Doppelgänger is a German word, meaning any double or an exact look-alike of a person. Lots of fiction has been written about one’s “evil twin”. As I kid, I read a lot of doppelganger fiction and it scared me to pieces. (Is there such a thing as doppelganger fiction? Terrifying.)
Literally, Doppelgänger means doublewalker, a person who is acts exactly the same as someone else.
Doppelgängers are mostly considered bad luck bringers.
I was terrified of finding my Doppelgänger.
Always scanning the crowds, certain that my double was there, ready to take over my life and bring me bad luck,
I never found her.
Being scared of her was a waste of my time.
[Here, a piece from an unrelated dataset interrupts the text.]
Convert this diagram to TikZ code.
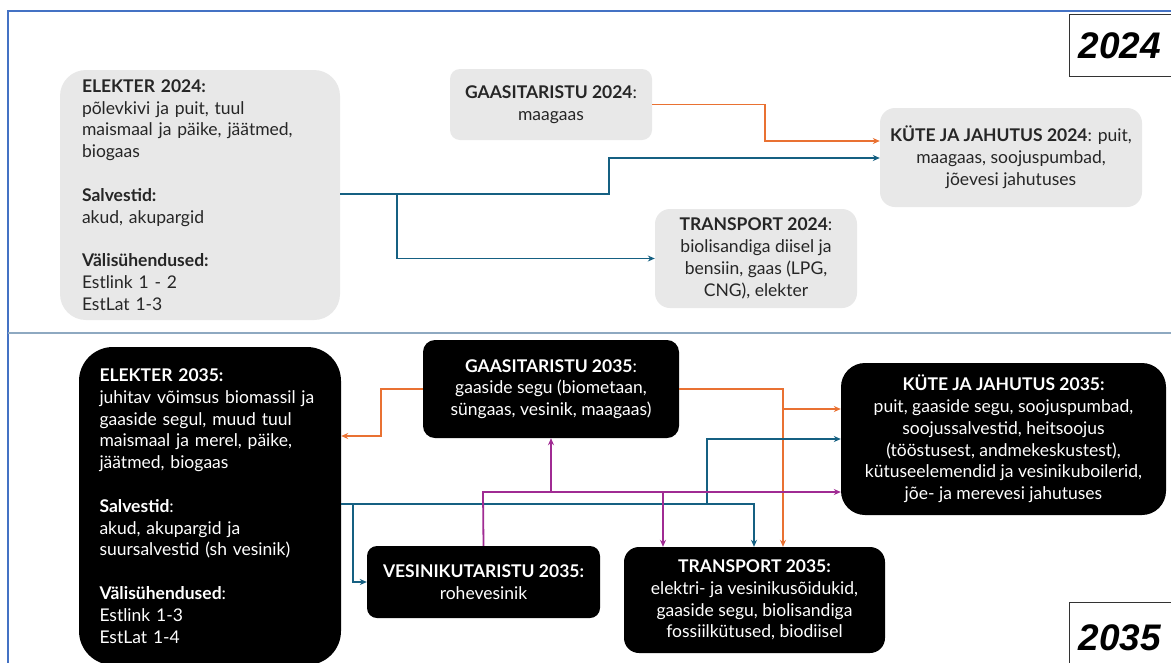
\documentclass[tikz,border=0pt]{standalone}
\usepackage{fontspec}
\setmainfont{Lato}
\newfontfamily\yearfont{Liberation Sans}
\usepackage{xcolor}
\usetikzlibrary{positioning,arrows.meta,calc}

\definecolor{boxGrey}{HTML}{E8E8E8}
\definecolor{textGrey}{HTML}{262626}
\definecolor{flowBlue}{HTML}{156082}
\definecolor{flowOrange}{HTML}{E97132}
\definecolor{flowPurple}{HTML}{A02B93}
\definecolor{frameBlue}{HTML}{4472C4}
\definecolor{splitLine}{HTML}{8EA9C1}

\begin{document}
\begin{tikzpicture}[
  x=1pt, y=-1pt,
  boxText/.style={font=\fontsize{17.5}{21.8}\selectfont, inner sep=0pt},
  oldBox/.style={boxText, fill=boxGrey, text=textGrey, rounded corners=#1},
  newBox/.style={boxText, fill=black, text=white, rounded corners=#1},
  yearBox/.style={draw=black!80, line width=1pt, fill=white, anchor=north west,
                  font=\yearfont\fontsize{37}{37}\selectfont\bfseries\itshape},
  flow/.style={line width=1.8pt, -{Stealth[length=7pt,width=6pt]}},
  blueFlow/.style={flow, draw=flowBlue},
  orangeFlow/.style={flow, draw=flowOrange},
  purpleFlow/.style={flow, draw=flowPurple}
]
  \useasboundingbox (0,0) rectangle (1171,662);
  \fill[white] (0,0) rectangle (1171,662);
  \draw[frameBlue, line width=1.2pt] (8,680) -- (8,11) -- (1190,11);
  \draw[splitLine, line width=1.2pt] (8,333) -- (1171,333);

  % 2024
  \node[oldBox=26pt, minimum width=280pt, minimum height=250pt, text width=236pt,
        align=left] (el24) at (200,195)
    {\textbf{ELEKTER 2024:}\\ põlevkivi ja puit, tuul\\ maismaal ja päike, jäätmed,\\
     biogaas\\[21.8pt] \textbf{Salvestid:}\\ akud, akupargid\\[21.8pt]
     \textbf{Välisühendused:}\\ Estlink 1 - 2\\ EstLat 1-3};
  \node[oldBox=10pt, minimum width=202pt, minimum height=71pt, align=center]
    (gas24) at (551,104.5) {\textbf{GAASITARISTU 2024}:\\ maagaas};
  \node[oldBox=15pt, minimum width=262pt, minimum height=99pt, align=center]
    (heat24) at (1011,157.5)
    {\textbf{KÜTE JA JAHUTUS 2024}: puit,\\ maagaas, soojuspumbad,\\ jõevesi jahutuses};
  \node[oldBox=15pt, minimum width=202pt, minimum height=99pt, align=center]
    (tr24) at (756,258.5)
    {\textbf{TRANSPORT 2024}:\\ biolisandiga diisel ja\\ bensiin, gaas (LPG,\\ CNG), elekter};
  \node[yearBox, minimum width=130pt, minimum height=62pt, text width=112pt]
    (y24) at (1069,14) {2024};

  \coordinate (o1) at (765,141);
  \coordinate (b1) at (397,194);
  \coordinate (b2) at (609,158);
  \draw[orangeFlow] (gas24.east) -| (o1) -- (o1 -| heat24.west);
  \draw[blueFlow] (el24.east |- b1) -- (b1) |- (tr24.west);
  \draw[blueFlow] (b1) -| (b2) -- (b2 -| heat24.west);

  % 2035
  \node[newBox=34pt, minimum width=262pt, minimum height=318pt, text width=221pt,
        align=left] (el35) at (210,506)
    {\textbf{ELEKTER 2035:}\\ juhitav võimsus biomassil ja\\ gaaside segul, muud tuul\\
     maismaal ja merel, päike,\\ jäätmed, biogaas\\[21.8pt] \textbf{Salvestid}:\\
     akud, akupargid ja\\ suursalvestid (sh vesinik)\\[21.8pt]
     \textbf{Välisühendused}:\\ Estlink 1-3\\ EstLat 1-4};
  \node[newBox=12pt, minimum width=256pt, minimum height=98pt, align=center]
    (gas35) at (551,389)
    {\textbf{GAASITARISTU 2035}:\\ gaaside segu (biometaan,\\ süngaas, vesinik, maagaas)};
  \node[newBox=24pt, minimum width=325pt, minimum height=152pt, align=center]
    (heat35) at (1003.5,439)
    {\textbf{KÜTE JA JAHUTUS 2035:}\\ puit, gaaside segu, soojuspumbad,\\
     soojussalvestid, heitsoojus\\ (tööstusest, andmekeskustest),\\
     kütuseelemendid ja vesinikuboilerid,\\ jõe- ja merevesi jahutuses};
  \node[newBox=10pt, minimum width=233pt, minimum height=72pt, align=center]
    (h235) at (483.5,582) {\textbf{VESINIKUTARISTU 2035:}\\ rohevesinik};
  \node[newBox=15pt, minimum width=261pt, minimum height=106pt, align=center]
    (tr35) at (754.5,600)
    {\textbf{TRANSPORT 2035:}\\ elektri- ja vesinikusõidukid,\\ gaaside segu, biolisandiga\\
     fossiilkütused, biodiisel};
  \node[yearBox, minimum width=130pt, minimum height=70pt, text width=112pt]
    (y35) at (1069,602) {2035};

  \coordinate (o2) at (381,436);
  \coordinate (o3) at (783,409);
  \coordinate (c1) at (353,504);
  \coordinate (c2) at (707,504);
  \coordinate (c3) at (754,504);
  \coordinate (p1) at (483,492);
  \coordinate (p2) at (551,492);
  \coordinate (p3) at (663,492);
  \draw[orangeFlow] (gas35.west) -| (o2) -- (o2 -| el35.east);
  \draw[orangeFlow] (gas35.east) -| (o3 |- tr35.north);
  \draw[orangeFlow] (o3) -- (o3 -| heat35.west);
  \draw[blueFlow] (el35.east |- c1) -- (c3) -- (c3 |- tr35.north);
  \draw[blueFlow] (c1) |- (h235.west);
  \draw[blueFlow] (c2) |- (heat35.west);
  \draw[purpleFlow] (h235.north) -- (p1) -- (p1 -| heat35.west);
  \draw[purpleFlow] (p2) -- (gas35.south);
  \draw[purpleFlow] (p3) -- (p3 |- tr35.north);
\end{tikzpicture}
\end{document}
(And I could have spent that time developing some dichotomies.)
It was only folklore, the stuff of stories.
You are unique.
You come with traits and interests and love in a way that no one in the world has before.
You are you.
You are also ubiquitous

People are everywhere.
We breed and make more people.
Those people have people.
And before you know it, we have crowds and masses and groups.
And although those people are all unique, with their own traits and interests and love, there are also many of them.
You are only one of all of these people.
Part of our job as parents is to prepare you to get along with these people.
How to learn the rules of these people.
How to be one of these people.
Some of these rules won’t make any sense to you.
(Why can’t we take our pants off when we’re hot? I don’t know, really.)
Some of these rules are essential.
(We don’t hit when we’re angry. We don’t pass gas at the dinner table. We greet other humans with a smile and open heart.)
You are also ubiquitous.
Baby, I will do everything I can to help you play well with others.